The Truth / scorecard

Analyst: real Python, real reasoning, same old dirty-data ceiling

"It genuinely writes and runs code against your data and shows its reasoning — but it inherits every data-hygiene problem Excel Copilot has, plus a trust problem nobody audits."

7/10

What's genuinely good

  • Actually executes Python against your data with visible chain-of-thought — analysis you can inspect, not vibes
  • Excellent at 'find what's weird in this file' — anomalies, outliers, and patterns you didn't think to ask about
  • Iterates like an analyst: tries an approach, hits a snag, adjusts, runs again — and you can watch it happen
  • Included with the M365 Copilot license and callable from workflows via the M365 Copilot node — Microsoft's own monthly-close pattern is built on it

What sucks

  • Same dirty-data ceiling as Excel Copilot: merged cells, multi-header layouts, and human-formatted sheets degrade it just as badly
  • Trusting the output means reading the code it ran — and in practice nobody does, so wrong joins and silent type coercions sail through
  • Runtime is unpredictable: the same class of question takes one minute or seven depending on how many self-corrections the run needs
  • Overlaps confusingly with Excel's advanced analysis — both run Python on tables, and almost nobody can tell you which to use when

The honest assessment

Analyst does the thing skeptics said language models can’t: instead of guessing at your numbers, it writes Python, runs it against your file, reads the result, and reasons forward from actual computation — chain-of-thought you can scroll through. Ask it to find what’s weird in a 40,000-row export and it will profile the data, hunt for anomalies, and surface things you didn’t know to ask about. That’s its killer use case, and it’s genuinely good at it.

So why a 7? Three ceilings, none of them exotic.

First, the data ceiling — the exact one that caps Excel Copilot. Analyst runs code, but the code is only as good as the model’s understanding of your layout, and merged headers, mixed types, and three-tables-per-sheet confuse it the same way. The Python gives a better failure mode — code that errors visibly beats prose that’s confidently wrong — but it doesn’t repeal the rule that dirty data in means doubtful analysis out.
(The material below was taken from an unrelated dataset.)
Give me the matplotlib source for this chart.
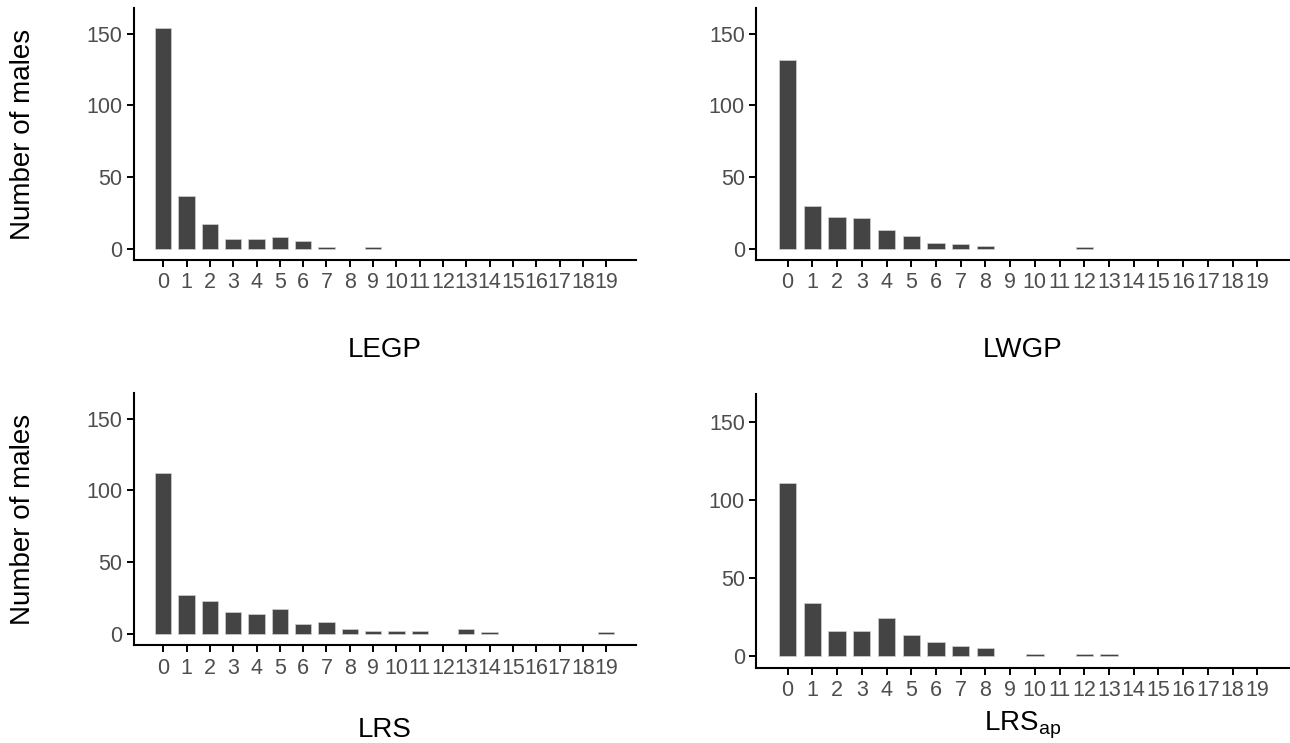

Second, the trust ceiling. The visible code is the whole integrity story: it’s how you’d catch the join that silently dropped a third of the rows, the date column parsed as text, the average taken over a column including subtotal rows. And in real usage, almost nobody reads it. The transparency is real; the verification culture isn’t. An auditable analysis that nobody audits is, functionally, an unaudited analysis with better PR.
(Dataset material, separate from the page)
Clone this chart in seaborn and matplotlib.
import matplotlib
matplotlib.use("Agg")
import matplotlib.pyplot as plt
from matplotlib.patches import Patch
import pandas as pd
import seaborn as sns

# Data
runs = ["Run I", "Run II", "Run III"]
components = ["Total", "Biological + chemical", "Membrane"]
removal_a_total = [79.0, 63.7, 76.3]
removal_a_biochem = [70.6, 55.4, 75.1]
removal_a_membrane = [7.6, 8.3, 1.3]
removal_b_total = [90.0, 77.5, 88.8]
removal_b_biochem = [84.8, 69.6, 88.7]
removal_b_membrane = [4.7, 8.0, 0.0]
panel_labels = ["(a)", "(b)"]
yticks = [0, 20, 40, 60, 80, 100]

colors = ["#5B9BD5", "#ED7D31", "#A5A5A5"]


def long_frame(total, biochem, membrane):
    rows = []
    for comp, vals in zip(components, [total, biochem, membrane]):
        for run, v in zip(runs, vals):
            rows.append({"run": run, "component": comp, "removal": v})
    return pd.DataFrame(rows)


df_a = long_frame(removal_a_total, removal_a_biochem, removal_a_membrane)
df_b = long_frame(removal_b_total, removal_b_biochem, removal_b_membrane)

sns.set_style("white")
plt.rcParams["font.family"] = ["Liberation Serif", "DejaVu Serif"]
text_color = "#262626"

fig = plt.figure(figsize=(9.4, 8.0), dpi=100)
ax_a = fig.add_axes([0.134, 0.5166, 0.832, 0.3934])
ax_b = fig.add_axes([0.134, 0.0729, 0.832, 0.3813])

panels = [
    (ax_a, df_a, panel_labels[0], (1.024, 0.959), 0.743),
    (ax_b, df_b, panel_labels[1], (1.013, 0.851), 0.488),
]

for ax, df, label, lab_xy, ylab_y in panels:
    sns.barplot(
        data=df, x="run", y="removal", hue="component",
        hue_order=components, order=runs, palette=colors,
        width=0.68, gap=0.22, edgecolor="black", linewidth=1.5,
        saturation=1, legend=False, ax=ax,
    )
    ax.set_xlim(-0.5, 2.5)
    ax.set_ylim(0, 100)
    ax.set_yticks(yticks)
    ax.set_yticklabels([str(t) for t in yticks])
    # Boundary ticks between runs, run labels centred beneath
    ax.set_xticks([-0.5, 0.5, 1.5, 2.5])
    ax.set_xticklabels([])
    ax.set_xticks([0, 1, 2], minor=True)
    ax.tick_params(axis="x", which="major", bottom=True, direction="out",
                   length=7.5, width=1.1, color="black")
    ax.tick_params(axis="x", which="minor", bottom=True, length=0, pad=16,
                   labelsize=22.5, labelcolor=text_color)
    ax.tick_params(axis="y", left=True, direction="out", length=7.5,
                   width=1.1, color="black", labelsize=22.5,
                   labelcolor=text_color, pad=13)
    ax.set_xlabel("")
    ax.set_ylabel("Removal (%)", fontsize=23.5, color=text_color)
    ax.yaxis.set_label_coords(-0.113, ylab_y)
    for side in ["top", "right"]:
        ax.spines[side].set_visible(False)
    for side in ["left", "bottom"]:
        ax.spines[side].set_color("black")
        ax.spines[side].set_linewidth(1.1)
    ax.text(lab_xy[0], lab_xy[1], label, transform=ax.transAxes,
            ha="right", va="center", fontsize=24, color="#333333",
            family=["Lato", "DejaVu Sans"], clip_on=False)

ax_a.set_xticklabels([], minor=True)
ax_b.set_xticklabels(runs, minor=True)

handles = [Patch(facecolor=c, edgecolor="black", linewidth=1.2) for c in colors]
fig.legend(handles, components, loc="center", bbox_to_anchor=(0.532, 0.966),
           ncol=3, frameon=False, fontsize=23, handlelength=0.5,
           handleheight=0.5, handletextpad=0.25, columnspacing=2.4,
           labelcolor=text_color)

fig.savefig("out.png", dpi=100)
Third, the runtime lottery. Because Analyst iterates — try, fail, adjust, retry — wall-clock time varies wildly between runs on similar questions. Fine for offline work; maddening when someone’s waiting in a meeting.
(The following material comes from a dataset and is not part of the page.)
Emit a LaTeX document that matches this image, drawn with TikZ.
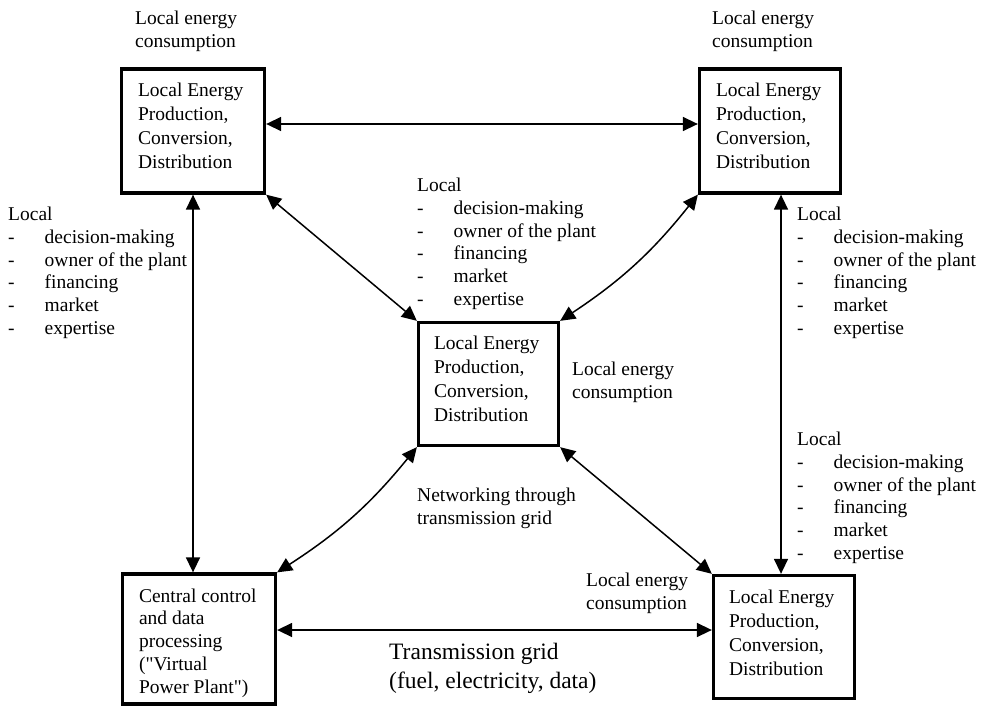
\documentclass[tikz,border=0pt]{standalone}
\usepackage{fontspec}
\setmainfont{Liberation Serif}
\usepackage{tikz}
\usetikzlibrary{arrows.meta,positioning,calc}
\newcommand{\dashitem}[1]{\makebox[36.5pt][l]{-}#1}

\begin{document}
\begin{tikzpicture}[x=1pt, y=-1pt,
        every node/.style={font=\fontsize{19.5}{22.7}\selectfont},
        plant/.style={draw, line width=3.3pt, inner sep=0pt},
        plantext/.style={anchor=north west, align=left, inner sep=0pt, font=\fontsize{19.5}{24}\selectfont},
        note/.style={anchor=north west, align=left, inner sep=0pt},
        link/.style={{Triangle[length=15pt,width=14pt]}-{Triangle[length=15pt,width=14pt]}, line width=1.5pt}]
        \useasboundingbox (0,0) rectangle (987,706);

        % plants
        \node (tl) [plant, minimum width=143pt, minimum height=124pt] at (193,131) {};
        \node (tr) [plant, minimum width=141pt, minimum height=124pt] at (770,131) {};
        \node (mid) [plant, minimum width=140pt, minimum height=123pt] at (488.5,384) {};
        \node (bl) [plant, minimum width=153pt, minimum height=130pt] at (199,639) {};
        \node (br) [plant, minimum width=141pt, minimum height=123pt] at (784,637) {};

        \node (tltext) [plantext, below right=15pt and 18pt of tl.north west] {Local Energy\\Production,\\Conversion,\\Distribution};
        \node (trtext) [plantext, below right=15pt and 18pt of tr.north west] {Local Energy\\Production,\\Conversion,\\Distribution};
        \node (midtext) [plantext, below right=15pt and 17pt of mid.north west] {Local Energy\\Production,\\Conversion,\\Distribution};
        \node (brtext) [plantext, below right=16pt and 17pt of br.north west] {Local Energy\\Production,\\Conversion,\\Distribution};
        \node (bltext) [plantext, below right=16pt and 18pt of bl.north west, font=\fontsize{19.5}{22.8}\selectfont] {Central control\\and data\\processing\\(\textquotedbl Virtual\\Power Plant\textquotedbl)};

        % labels
        \node (tlcons) [note] at (135,11) {Local energy\\consumption};
        \node (trcons) [note] at (712,11) {Local energy\\consumption};
        \node (midcons) [note] at (572,362) {Local energy\\consumption};
        \node (brcons) [note] at (586,573) {Local energy\\consumption};
        \node (net) [note] at (417,488) {Networking through\\transmission grid};
        \node (grid) [note, font=\fontsize{23.5}{29}\selectfont] at (389,643) {Transmission grid\\(fuel, electricity, data)};

        \node (leftlist) [note] at (8,207) {Local\\\dashitem{decision-making}\\\dashitem{owner of the plant}\\\dashitem{financing}\\\dashitem{market}\\\dashitem{expertise}};
        \node (midlist) [note] at (417,178) {Local\\\dashitem{decision-making}\\\dashitem{owner of the plant}\\\dashitem{financing}\\\dashitem{market}\\\dashitem{expertise}};
        \node (rightlist) [note] at (797,207) {Local\\\dashitem{decision-making}\\\dashitem{owner of the plant}\\\dashitem{financing}\\\dashitem{market}\\\dashitem{expertise}};
        \node (lowlist) [note] at (797,432) {Local\\\dashitem{decision-making}\\\dashitem{owner of the plant}\\\dashitem{financing}\\\dashitem{market}\\\dashitem{expertise}};

        % connectors
        \coordinate (toprow) at (0,124);
        \coordinate (botrow) at (0,630);
        \coordinate (rightcol) at (781,0);
        \draw [link] (tl.east |- toprow) -- (tr.west |- toprow);
        \draw [link] (bl.east |- botrow) -- (br.west |- botrow);
        \draw [link] (tl.south) -- (tl.south |- bl.north);
        \draw [link] (tr.south -| rightcol) -- (br.north -| rightcol);
        \draw [link] (tl.south east) -- (mid.north west);
        \draw [link] (tr.south west) to[bend left=9] (mid.north east);
        \draw [link] (mid.south west) to[bend left=9] (bl.north east);
        \draw [link] (mid.south east) -- (br.north west);
\end{tikzpicture}
\end{document}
The workarounds that change the score

  1. Skim the code, every time. Not line-by-line review — sixty seconds checking three things: row counts after each join or filter, whether key columns parsed as the right type, whether the final number comes from the column you meant. This single habit moves Analyst from “plausible answers” to “defensible answers.”
  2. Clean before you ask. One header row, typed columns, no merges, no embedded subtotals. The same toll as Excel Copilot, the same payoff: it routes you to the strong path.
  3. Ask for anomalies first. “Profile this file and tell me what looks wrong” is the best opening prompt — it surfaces the data-quality landmines before they corrupt the analysis you actually came for.
  4. Pick a lane and publish it. A workable house rule: working inside a workbook and want the result in the sheet — Excel advanced analysis; investigating a file or combining sources and want a report — Analyst. The rule matters less than having one; the confusion costs more than either tool’s limits.

What Microsoft won’t tell you

  • The Analyst-versus-Excel-advanced-analysis overlap is unresolved by design — two Python-on-your-data paths, no decision guide. Every org has to write its own, and most just leave users guessing.
  • The chain-of-thought is presented as transparency, but it functions as liability transfer: the receipts were available, so the wrong number that got forwarded is now the forwarder’s problem. Read the code or own the risk.
  • In workflow mode (the M365 Copilot node — Microsoft’s own monthly-close review pattern), the unpredictable runtime means you should treat asynchronous handling as mandatory, not optional.

Bottom line

Analyst is the most honest analytical tool in the Copilot lineup — it shows you exactly what it did, in executable form. The 7 isn’t doubt about the capability; it’s the gap between an inspectable analysis and an inspected one, sitting on top of the same dirty-data tax the whole suite pays. Users who clean their inputs and skim the code get a tireless junior data analyst. Everyone else gets fast numbers of unknown provenance — which they were already getting from Excel, just slower.